Start of DATA LINES

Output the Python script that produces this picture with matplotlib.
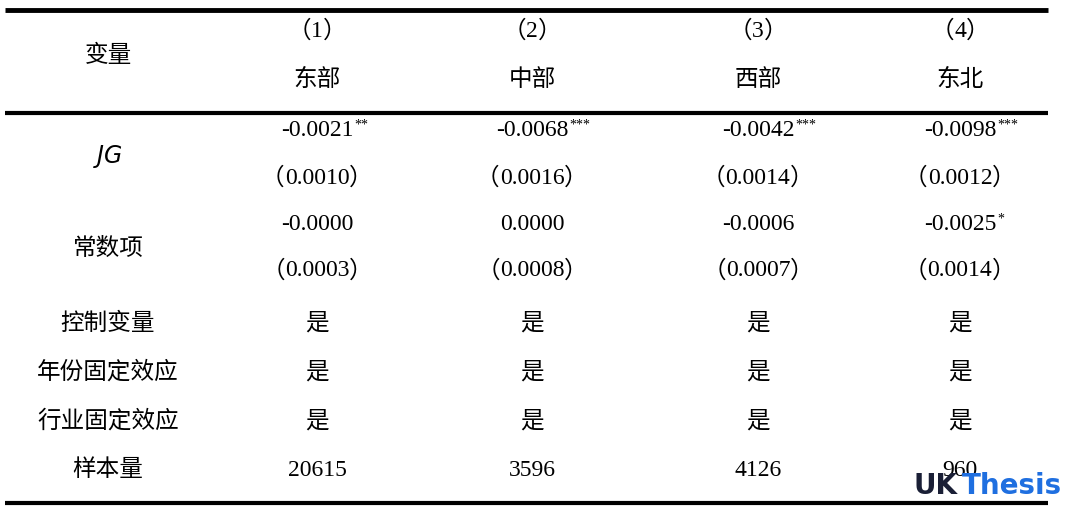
import matplotlib.pyplot as plt

W, H = 1067, 509
cols = ["1", "2", "3", "4"]
regions = ["东部", "中部", "西部", "东北"]
jg_coef = ["-0.0021", "-0.0068", "-0.0042", "-0.0098"]
jg_stars = ["**", "***", "***", "***"]
jg_se = ["0.0010", "0.0016", "0.0014", "0.0012"]
const_coef = ["-0.0000", "0.0000", "-0.0006", "-0.0025"]
const_stars = ["", "", "", "*"]
const_se = ["0.0003", "0.0008", "0.0007", "0.0014"]
yes_rows = ["控制变量", "年份固定效应", "行业固定效应"]
n_obs = ["20615", "3596", "4126", "960"]

col_x = [317, 532, 758, 960]
label_x = 108
serif = ["Liberation Serif", "Noto Sans CJK SC"]
cjk = ["Noto Sans CJK SC", "Liberation Serif"]
fs = 17

fig = plt.figure(figsize=(W / 100, H / 100), dpi=100)
ax = fig.add_axes([0, 0, 1, 1])
ax.set_xlim(0, W)
ax.set_ylim(H, 0)
ax.axis("off")

for y, lw in [(10, 3.5), (113, 3), (503, 3)]:
    ax.plot([5, 1048], [y, y], color="black", lw=lw, solid_capstyle="butt")

fig.canvas.draw()
r = fig.canvas.get_renderer()


def txt(x, y, s, family=cjk, size=fs):
    return ax.text(x, y, s, ha="center", va="center", fontsize=size, family=family)


def paren(x, y, s):
    # fullwidth brackets from the CJK font, digits from the serif font
    parts = [("（", cjk), (s, serif), ("）", cjk)]
    tmp = [ax.text(0, 0, p, fontsize=fs, family=f) for p, f in parts]
    ws = [t.get_window_extent(r).width for t in tmp]
    for t in tmp:
        t.remove()
    left = x - sum(ws) / 2
    for (p, f), w in zip(parts, ws):
        ax.text(left, y, p, ha="left", va="center", fontsize=fs, family=f)
        left += w


txt(label_x, 55, "变量")
txt(label_x, 157, "$JG$")
txt(label_x, 248, "常数项")
for i, s in enumerate(yes_rows):
    txt(label_x, [323, 372, 421][i], s)
txt(label_x, 470, "样本量")

for i, x in enumerate(col_x):
    paren(x, 31, cols[i])
    txt(x, 79, regions[i])
    for y, coef, st in [(131, jg_coef[i], jg_stars[i]), (225, const_coef[i], const_stars[i])]:
        t = txt(x, y, coef, family=serif)
        if st:
            bb = t.get_window_extent(r)
            ax.text(x + bb.width / 2 + 1, y - 6, st, ha="left", va="center",
                    fontsize=10, family=serif)
    paren(x, 178, jg_se[i])
    paren(x, 271, const_se[i])
    for y in [323, 372, 421]:
        txt(x, y, "是")
    txt(x, 470, n_obs[i], family=serif)

ax.text(914, 486, "UK", ha="left", va="center", fontsize=20, weight="bold",
        color="#1a1f36", family="DejaVu Sans")
ax.text(962, 486, "Thesis", ha="left", va="center", fontsize=20, weight="bold",
        color="#1f6fe0", family="DejaVu Sans")

fig.savefig("out.png", dpi=100)
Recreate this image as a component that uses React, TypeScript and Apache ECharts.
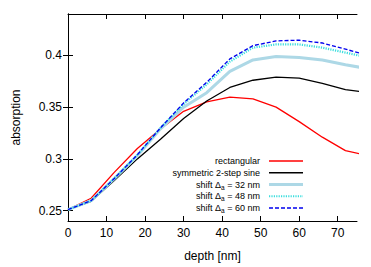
import React, { useEffect, useRef } from "react";
import * as echarts from "echarts";

const depth = [0, 6, 12, 18, 24, 30, 36, 42, 48, 54, 60, 66, 72, 78];
const rectangular = [0.251, 0.262, 0.287, 0.310, 0.329, 0.346, 0.355, 0.3597, 0.358, 0.350, 0.336, 0.321, 0.308, 0.303];
const symmetric2Step = [0.251, 0.259, 0.279, 0.300, 0.319, 0.339, 0.356, 0.369, 0.376, 0.379, 0.378, 0.373, 0.367, 0.364];
const shift32 = [0.251, 0.2596, 0.281, 0.303, 0.329, 0.350, 0.364, 0.3845, 0.3956, 0.3989, 0.398, 0.3956, 0.391, 0.387];
const shift48 = [0.251, 0.2596, 0.281, 0.304, 0.330, 0.353, 0.372, 0.394, 0.4075, 0.4106, 0.4106, 0.4075, 0.4027, 0.398];
const shift60 = [0.251, 0.2596, 0.281, 0.304, 0.330, 0.354, 0.374, 0.3966, 0.4094, 0.414, 0.4147, 0.412, 0.406, 0.400];
const xTicks = [0, 10, 20, 30, 40, 50, 60, 70];
const yTicks = [0.25, 0.3, 0.35, 0.4];

const FONT = "Liberation Sans, Arial, sans-serif";

const seriesDefs = [
  { name: "rectangular", label: "rectangular", values: rectangular, color: "#ff0000", width: 1.3, type: "solid" as any },
  { name: "symmetric 2-step sine", label: "symmetric 2-step sine", values: symmetric2Step, color: "#000000", width: 1.3, type: "solid" as any },
  { name: "shift Δa = 32 nm", label: "{n|shift Δ}{s|a}{n| = 32 nm}", values: shift32, color: "#add8e6", width: 3, type: "solid" as any },
  { name: "shift Δa = 48 nm", label: "{n|shift Δ}{s|a}{n| = 48 nm}", values: shift48, color: "#3cdede", width: 2.2, type: [1.2, 1.2] as any },
  { name: "shift Δa = 60 nm", label: "{n|shift Δ}{s|a}{n| = 60 nm}", values: shift60, color: "#0000ee", width: 1.3, type: [4, 2] as any },
];

export default function App() {
  const ref = useRef<HTMLDivElement>(null);
  useEffect(() => {
    const chart = echarts.init(ref.current!, null, { renderer: "svg" });
    const legendGraphics: any[] = [];
    seriesDefs.forEach((s, i) => {
      const y = 161 + i * 11.75;
      legendGraphics.push({
        type: "text",
        x: 260,
        y,
        style: {
          text: s.label,
          align: "right",
          verticalAlign: "middle",
          fontSize: 9,
          fontFamily: FONT,
          fill: "#000",
          rich: {
            n: { fontSize: 9, fontFamily: FONT, fill: "#000", lineHeight: 12 },
            s: { fontSize: 6.5, fontFamily: FONT, fill: "#000", lineHeight: 12, verticalAlign: "bottom", padding: [4, 0, 0, 0] },
          },
        },
      });
      legendGraphics.push({
        type: "line",
        shape: { x1: 269, y1: y, x2: 303, y2: y },
        style: { stroke: s.color, lineWidth: s.width, lineDash: s.type === "solid" ? null : s.type },
      });
    });
    const tickCommon = { show: true, inside: true, length: 5, lineStyle: { color: "#000" } };
    chart.setOption({
      animation: false,
      backgroundColor: "#fff",
      grid: { left: 68, right: 14, top: 14, bottom: 43, containLabel: false },
      xAxis: [
        {
          type: "value",
          min: 0,
          max: 75,
          name: "depth [nm]",
          nameLocation: "middle",
          nameGap: 29,
          nameTextStyle: { fontSize: 12, fontFamily: FONT, color: "#000" },
          axisLine: { show: true, lineStyle: { color: "#000", width: 1 } },
          axisTick: { ...tickCommon, customValues: xTicks },
          axisLabel: { fontSize: 12, fontFamily: FONT, color: "#000", margin: 6, customValues: xTicks },
          splitLine: { show: false },
        },
        {
          type: "value",
          position: "top",
          min: 0,
          max: 75,
          axisLine: { show: true, lineStyle: { color: "#000", width: 1 } },
          axisTick: { ...tickCommon, customValues: xTicks },
          axisLabel: { show: false },
          splitLine: { show: false },
        },
      ],
      yAxis: [
        {
          type: "value",
          min: 0.24,
          max: 0.44,
          name: "absorption",
          nameLocation: "middle",
          nameGap: 46,
          nameTextStyle: { fontSize: 12, fontFamily: FONT, color: "#000" },
          axisLine: { show: true, lineStyle: { color: "#000", width: 1 } },
          axisTick: { ...tickCommon, customValues: yTicks },
          axisLabel: { fontSize: 12, fontFamily: FONT, color: "#000", margin: 6, customValues: yTicks, formatter: (v: number) => String(+v.toFixed(2)) },
          splitLine: { show: false },
        },
        {
          type: "value",
          position: "right",
          min: 0.24,
          max: 0.44,
          axisLine: { show: true, lineStyle: { color: "#000", width: 1 } },
          axisTick: { ...tickCommon, customValues: yTicks },
          axisLabel: { show: false },
          splitLine: { show: false },
        },
      ],
      series: seriesDefs.map((s) => ({
        name: s.name,
        type: "line",
        xAxisIndex: 0,
        yAxisIndex: 0,
        symbol: "none",
        clip: true,
        data: depth.map((d, i) => [d, s.values[i]]),
        lineStyle: { color: s.color, width: s.width, type: s.type },
      })),
      graphic: legendGraphics,
    });
    return () => chart.dispose();
  }, []);
  return <div ref={ref} style={{ position: "absolute", left: 0, top: 0, width: 371, height: 267 }} />;
}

End of DATA LINES

### TASK REQUIREMENTS
Only lines with "matplotlib" are wanted here; list each of them.

### RESPONSE TO THE EXERCISE
Output the Python script that produces this picture with matplotlib.
import matplotlib.pyplot as plt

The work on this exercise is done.